◆ **Task to complete**: Word for word, quote all of the material, omitting the pictures.

-- Begin Stored data --

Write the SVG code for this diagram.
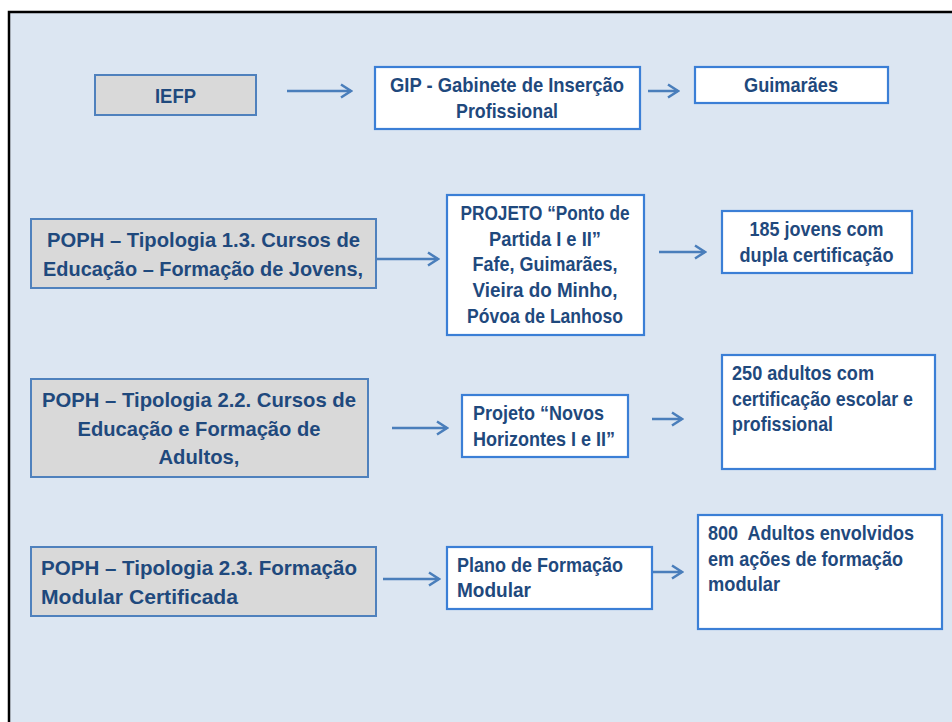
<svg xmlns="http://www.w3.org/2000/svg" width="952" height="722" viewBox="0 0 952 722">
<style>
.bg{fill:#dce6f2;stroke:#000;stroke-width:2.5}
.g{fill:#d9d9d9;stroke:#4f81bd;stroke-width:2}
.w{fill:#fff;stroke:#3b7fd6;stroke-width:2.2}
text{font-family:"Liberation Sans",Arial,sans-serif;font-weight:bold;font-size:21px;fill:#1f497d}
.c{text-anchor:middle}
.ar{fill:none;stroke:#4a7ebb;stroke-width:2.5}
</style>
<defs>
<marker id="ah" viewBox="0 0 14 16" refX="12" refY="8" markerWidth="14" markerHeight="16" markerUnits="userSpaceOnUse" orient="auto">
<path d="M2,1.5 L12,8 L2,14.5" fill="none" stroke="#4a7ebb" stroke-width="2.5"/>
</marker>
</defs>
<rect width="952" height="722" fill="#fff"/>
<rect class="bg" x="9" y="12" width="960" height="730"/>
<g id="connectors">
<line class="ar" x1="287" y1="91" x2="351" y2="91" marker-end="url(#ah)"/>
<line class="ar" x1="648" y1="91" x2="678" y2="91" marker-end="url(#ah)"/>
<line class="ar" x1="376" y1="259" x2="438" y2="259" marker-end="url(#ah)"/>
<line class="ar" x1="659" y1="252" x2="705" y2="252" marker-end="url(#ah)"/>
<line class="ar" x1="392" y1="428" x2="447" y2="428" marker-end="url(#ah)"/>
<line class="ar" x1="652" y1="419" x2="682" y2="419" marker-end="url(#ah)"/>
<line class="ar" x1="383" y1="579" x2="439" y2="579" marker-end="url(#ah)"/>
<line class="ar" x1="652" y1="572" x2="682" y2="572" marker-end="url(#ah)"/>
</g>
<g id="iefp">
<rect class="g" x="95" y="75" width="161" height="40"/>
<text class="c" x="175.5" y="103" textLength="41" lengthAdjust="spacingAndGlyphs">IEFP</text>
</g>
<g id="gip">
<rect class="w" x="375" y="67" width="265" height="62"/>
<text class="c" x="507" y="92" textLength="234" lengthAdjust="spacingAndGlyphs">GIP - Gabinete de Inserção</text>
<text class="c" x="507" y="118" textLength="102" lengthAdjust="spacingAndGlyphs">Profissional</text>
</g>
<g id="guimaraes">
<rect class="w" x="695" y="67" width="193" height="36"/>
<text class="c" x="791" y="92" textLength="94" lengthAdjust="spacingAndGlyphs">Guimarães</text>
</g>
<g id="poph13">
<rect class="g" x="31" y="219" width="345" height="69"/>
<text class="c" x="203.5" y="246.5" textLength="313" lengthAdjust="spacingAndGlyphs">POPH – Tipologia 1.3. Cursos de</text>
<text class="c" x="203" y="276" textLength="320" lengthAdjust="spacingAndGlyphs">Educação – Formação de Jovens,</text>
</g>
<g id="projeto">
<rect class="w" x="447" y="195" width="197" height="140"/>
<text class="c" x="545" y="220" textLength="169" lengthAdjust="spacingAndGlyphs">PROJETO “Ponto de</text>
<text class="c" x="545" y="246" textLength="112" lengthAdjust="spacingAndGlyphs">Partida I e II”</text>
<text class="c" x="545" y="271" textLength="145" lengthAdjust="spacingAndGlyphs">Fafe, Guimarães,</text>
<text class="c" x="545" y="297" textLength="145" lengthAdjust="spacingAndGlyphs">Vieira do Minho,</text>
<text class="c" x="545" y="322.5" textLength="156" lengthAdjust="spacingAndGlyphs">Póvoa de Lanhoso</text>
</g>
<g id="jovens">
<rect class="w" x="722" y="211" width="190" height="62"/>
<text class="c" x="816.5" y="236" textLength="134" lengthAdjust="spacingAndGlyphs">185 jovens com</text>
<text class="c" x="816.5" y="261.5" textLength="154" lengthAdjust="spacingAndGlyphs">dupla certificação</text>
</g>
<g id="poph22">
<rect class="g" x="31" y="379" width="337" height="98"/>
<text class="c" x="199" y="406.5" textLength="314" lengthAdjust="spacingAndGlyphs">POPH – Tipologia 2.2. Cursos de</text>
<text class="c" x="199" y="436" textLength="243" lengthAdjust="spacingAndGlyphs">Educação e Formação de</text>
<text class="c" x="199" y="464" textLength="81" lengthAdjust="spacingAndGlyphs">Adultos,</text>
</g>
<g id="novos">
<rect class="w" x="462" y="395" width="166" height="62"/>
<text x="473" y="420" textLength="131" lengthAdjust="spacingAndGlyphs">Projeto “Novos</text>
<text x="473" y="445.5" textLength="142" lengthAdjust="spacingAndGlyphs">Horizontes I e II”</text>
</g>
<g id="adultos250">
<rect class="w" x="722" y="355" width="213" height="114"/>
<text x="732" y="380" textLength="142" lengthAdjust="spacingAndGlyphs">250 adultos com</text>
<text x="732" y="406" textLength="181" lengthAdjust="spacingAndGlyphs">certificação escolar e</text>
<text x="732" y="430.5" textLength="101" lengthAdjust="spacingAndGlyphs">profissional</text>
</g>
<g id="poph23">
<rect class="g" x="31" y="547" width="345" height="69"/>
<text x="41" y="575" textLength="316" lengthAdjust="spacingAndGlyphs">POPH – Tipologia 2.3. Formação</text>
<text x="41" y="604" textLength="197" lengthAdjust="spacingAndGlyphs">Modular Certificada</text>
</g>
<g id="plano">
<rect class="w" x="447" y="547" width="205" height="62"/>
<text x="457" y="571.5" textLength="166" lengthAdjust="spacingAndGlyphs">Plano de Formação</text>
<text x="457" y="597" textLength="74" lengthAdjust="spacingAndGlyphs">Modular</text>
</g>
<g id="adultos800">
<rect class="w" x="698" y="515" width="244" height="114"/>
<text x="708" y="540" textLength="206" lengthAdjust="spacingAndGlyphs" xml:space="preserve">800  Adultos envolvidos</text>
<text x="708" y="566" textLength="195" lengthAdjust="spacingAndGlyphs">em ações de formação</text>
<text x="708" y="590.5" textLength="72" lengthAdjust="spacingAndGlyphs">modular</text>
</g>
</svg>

-- End Stored data --

◆ **Solution to this exercise**:
Write the SVG code for this diagram.
<svg xmlns="http://www.w3.org/2000/svg" width="952" height="722" viewBox="0 0 952 722">
<style>
.bg{fill:#dce6f2;stroke:#000;stroke-width:2.5}
.g{fill:#d9d9d9;stroke:#4f81bd;stroke-width:2}
.w{fill:#fff;stroke:#3b7fd6;stroke-width:2.2}
text{font-family:"Liberation Sans",Arial,sans-serif;font-weight:bold;font-size:21px;fill:#1f497d}
.c{text-anchor:middle}
.ar{fill:none;stroke:#4a7ebb;stroke-width:2.5}
</style>
<defs>
<marker id="ah" viewBox="0 0 14 16" refX="12" refY="8" markerWidth="14" markerHeight="16" markerUnits="userSpaceOnUse" orient="auto">
<path d="M2,1.5 L12,8 L2,14.5" fill="none" stroke="#4a7ebb" stroke-width="2.5"/>
</marker>
</defs>
<rect width="952" height="722" fill="#fff"/>
<rect class="bg" x="9" y="12" width="960" height="730"/>
<g id="connectors">
<line class="ar" x1="287" y1="91" x2="351" y2="91" marker-end="url(#ah)"/>
<line class="ar" x1="648" y1="91" x2="678" y2="91" marker-end="url(#ah)"/>
<line class="ar" x1="376" y1="259" x2="438" y2="259" marker-end="url(#ah)"/>
<line class="ar" x1="659" y1="252" x2="705" y2="252" marker-end="url(#ah)"/>
<line class="ar" x1="392" y1="428" x2="447" y2="428" marker-end="url(#ah)"/>
<line class="ar" x1="652" y1="419" x2="682" y2="419" marker-end="url(#ah)"/>
<line class="ar" x1="383" y1="579" x2="439" y2="579" marker-end="url(#ah)"/>
<line class="ar" x1="652" y1="572" x2="682" y2="572" marker-end="url(#ah)"/>
</g>
<g id="iefp">
<rect class="g" x="95" y="75" width="161" height="40"/>
<text class="c" x="175.5" y="103" textLength="41" lengthAdjust="spacingAndGlyphs">IEFP</text>
</g>
<g id="gip">
<rect class="w" x="375" y="67" width="265" height="62"/>
<text class="c" x="507" y="92" textLength="234" lengthAdjust="spacingAndGlyphs">GIP - Gabinete de Inserção</text>
<text class="c" x="507" y="118" textLength="102" lengthAdjust="spacingAndGlyphs">Profissional</text>
</g>
<g id="guimaraes">
<rect class="w" x="695" y="67" width="193" height="36"/>
<text class="c" x="791" y="92" textLength="94" lengthAdjust="spacingAndGlyphs">Guimarães</text>
</g>
<g id="poph13">
<rect class="g" x="31" y="219" width="345" height="69"/>
<text class="c" x="203.5" y="246.5" textLength="313" lengthAdjust="spacingAndGlyphs">POPH – Tipologia 1.3. Cursos de</text>
<text class="c" x="203" y="276" textLength="320" lengthAdjust="spacingAndGlyphs">Educação – Formação de Jovens,</text>
</g>
<g id="projeto">
<rect class="w" x="447" y="195" width="197" height="140"/>
<text class="c" x="545" y="220" textLength="169" lengthAdjust="spacingAndGlyphs">PROJETO “Ponto de</text>
<text class="c" x="545" y="246" textLength="112" lengthAdjust="spacingAndGlyphs">Partida I e II”</text>
<text class="c" x="545" y="271" textLength="145" lengthAdjust="spacingAndGlyphs">Fafe, Guimarães,</text>
<text class="c" x="545" y="297" textLength="145" lengthAdjust="spacingAndGlyphs">Vieira do Minho,</text>
<text class="c" x="545" y="322.5" textLength="156" lengthAdjust="spacingAndGlyphs">Póvoa de Lanhoso</text>
</g>
<g id="jovens">
<rect class="w" x="722" y="211" width="190" height="62"/>
<text class="c" x="816.5" y="236" textLength="134" lengthAdjust="spacingAndGlyphs">185 jovens com</text>
<text class="c" x="816.5" y="261.5" textLength="154" lengthAdjust="spacingAndGlyphs">dupla certificação</text>
</g>
<g id="poph22">
<rect class="g" x="31" y="379" width="337" height="98"/>
<text class="c" x="199" y="406.5" textLength="314" lengthAdjust="spacingAndGlyphs">POPH – Tipologia 2.2. Cursos de</text>
<text class="c" x="199" y="436" textLength="243" lengthAdjust="spacingAndGlyphs">Educação e Formação de</text>
<text class="c" x="199" y="464" textLength="81" lengthAdjust="spacingAndGlyphs">Adultos,</text>
</g>
<g id="novos">
<rect class="w" x="462" y="395" width="166" height="62"/>
<text x="473" y="420" textLength="131" lengthAdjust="spacingAndGlyphs">Projeto “Novos</text>
<text x="473" y="445.5" textLength="142" lengthAdjust="spacingAndGlyphs">Horizontes I e II”</text>
</g>
<g id="adultos250">
<rect class="w" x="722" y="355" width="213" height="114"/>
<text x="732" y="380" textLength="142" lengthAdjust="spacingAndGlyphs">250 adultos com</text>
<text x="732" y="406" textLength="181" lengthAdjust="spacingAndGlyphs">certificação escolar e</text>
<text x="732" y="430.5" textLength="101" lengthAdjust="spacingAndGlyphs">profissional</text>
</g>
<g id="poph23">
<rect class="g" x="31" y="547" width="345" height="69"/>
<text x="41" y="575" textLength="316" lengthAdjust="spacingAndGlyphs">POPH – Tipologia 2.3. Formação</text>
<text x="41" y="604" textLength="197" lengthAdjust="spacingAndGlyphs">Modular Certificada</text>
</g>
<g id="plano">
<rect class="w" x="447" y="547" width="205" height="62"/>
<text x="457" y="571.5" textLength="166" lengthAdjust="spacingAndGlyphs">Plano de Formação</text>
<text x="457" y="597" textLength="74" lengthAdjust="spacingAndGlyphs">Modular</text>
</g>
<g id="adultos800">
<rect class="w" x="698" y="515" width="244" height="114"/>
<text x="708" y="540" textLength="206" lengthAdjust="spacingAndGlyphs" xml:space="preserve">800  Adultos envolvidos</text>
<text x="708" y="566" textLength="195" lengthAdjust="spacingAndGlyphs">em ações de formação</text>
<text x="708" y="590.5" textLength="72" lengthAdjust="spacingAndGlyphs">modular</text>
</g>
</svg>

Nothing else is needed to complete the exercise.